多くの飲食企業で聞かれる「本社の指示が現場とズレている」という問題は、両者の「役割」と「見ている視点」が根本的に異なるために発生します 。
本社 (管理部門)
ミッション
全社の利益最大化と、オペレーションの標準化・効率化
視点
全店舗の平均データに基づき、最も効率的な施策を考える
現場 (実務部門)
ミッション
目の前のお客様への対応と、個別の店舗事情への最適化
視点
地域性やスタッフの練度など、「個別の事情」を最優先する
ズレ
現場から本社へキャリアアップするということは、この「ズレ」の構造を理解し、両者の「橋渡し役」として、本社の意図を現場が納得できるように翻訳し、現場のリアルな声を本社の施策に反映させるという、高度な役割を担うことでもあります 。
6.飲食業の本社勤務の「年収と待遇」は?

キャリアアップを考える上で、待遇面の変化は重要なポイントです。
業界平均と店長・SVの年収水準
まず前提として、国税庁の調査による「宿泊・飲食サービス業」の平均給与は約279万円、民間の調査でも「レストラン」業界の平均年収は340万円 といったデータがありますが、これらはアルバイトや小規模店舗の従業員も含む業界「全体」の平均値です。
店長職を経て本社勤務を目指すキャリアパスは、これとは異なる年収水準となります。
転職サイトのデータなどによれば、職位別の年収目安として、店長クラスで年収450万〜550万円、その上位職である SV(スーパーバイザー)クラスでは年収700万〜900万円 といった水準も示されています。
大手飲食企業(本社)の年収実績
飲食業をグローバルに展開する大手上場企業(本社機能やホールディングス)になると、その平均年収は業界平均を大きく上回ります。
有価証券報告書に基づくデータ(2023年〜2024年時点)の一例を見てみましょう。
大手飲食チェーン 平均年収比較
主な上場企業の有価証券報告書に基づく平均年収データ(2023年度基準)
| 順位 | 企業名 | 平均年収 |
|---|---|---|
| 1 | (株)FOOD & LIFE COMPANIES | 約 775 万円 |
| 2 | (株)吉野家ホールディングス | 約 719 万円 |
| 3 | (株)サイゼリヤ | 約 660 万円 |
| 4 | (株)すかいらーくホールディングス | 約 656 万円 |
| 5 | (株)ゼンショーホールディングス | 約 644 万円 |
※上記はあくまで一例であり、ホールディングス全体の平均値です。
専門職としてのキャリアパスと将来性
データ が示すように、現場スタッフから本社スタッフ(専門職)への異動直後は給与が大きく変動しなくても、中長期的な視点で見ればキャリアパスは大きく広がります。

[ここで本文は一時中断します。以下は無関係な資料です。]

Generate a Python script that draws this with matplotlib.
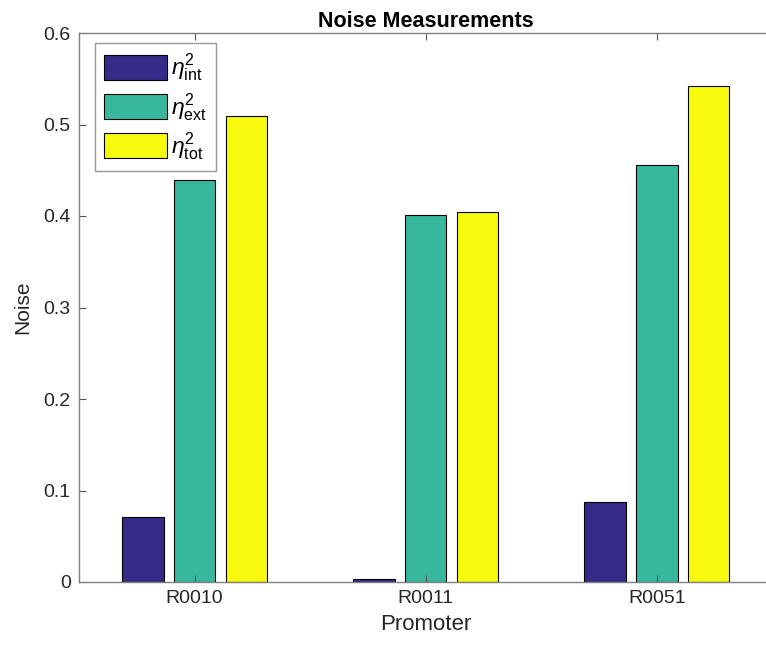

店長職のままでは「SV」というルートが中心になりがちですが、本社で専門職(例:商品開発担当で年収400万〜650万円)として経験を積めば、その分野の「課長(年収700万円超)」→「部長(年収800万〜1000万円超)」といった、より上位の役職を目指すことが可能になります。

専門スキルを身につけることで、他社への転職も含めた市場価値が高まり、結果として大幅な年収アップを実現する道も開けます。
7.飲食業界の現場から本社で新たなキャリアを
飲食店の現場経験、特に店長としての人材育成、計数管理、課題解決の経験は、決して「現場だけのスキル」ではありません。
それは本社(本部)のあらゆる職種で求められる、非常に価値の高い「ビジネススキル」です。
「現場職の次が見えない」と悩むのではなく、その価値ある経験を「資産」として、次のキャリアを主体的に設計する必要があります。
もちろん、本社には現場とは異なる種類のプレッシャー(経営数値への責任、関係部署との調整業務など)がありますが、それもキャリアの新たなステージです。
まずは現場で語れる実績を作り、会社に意思を伝えることから始めてみましょう。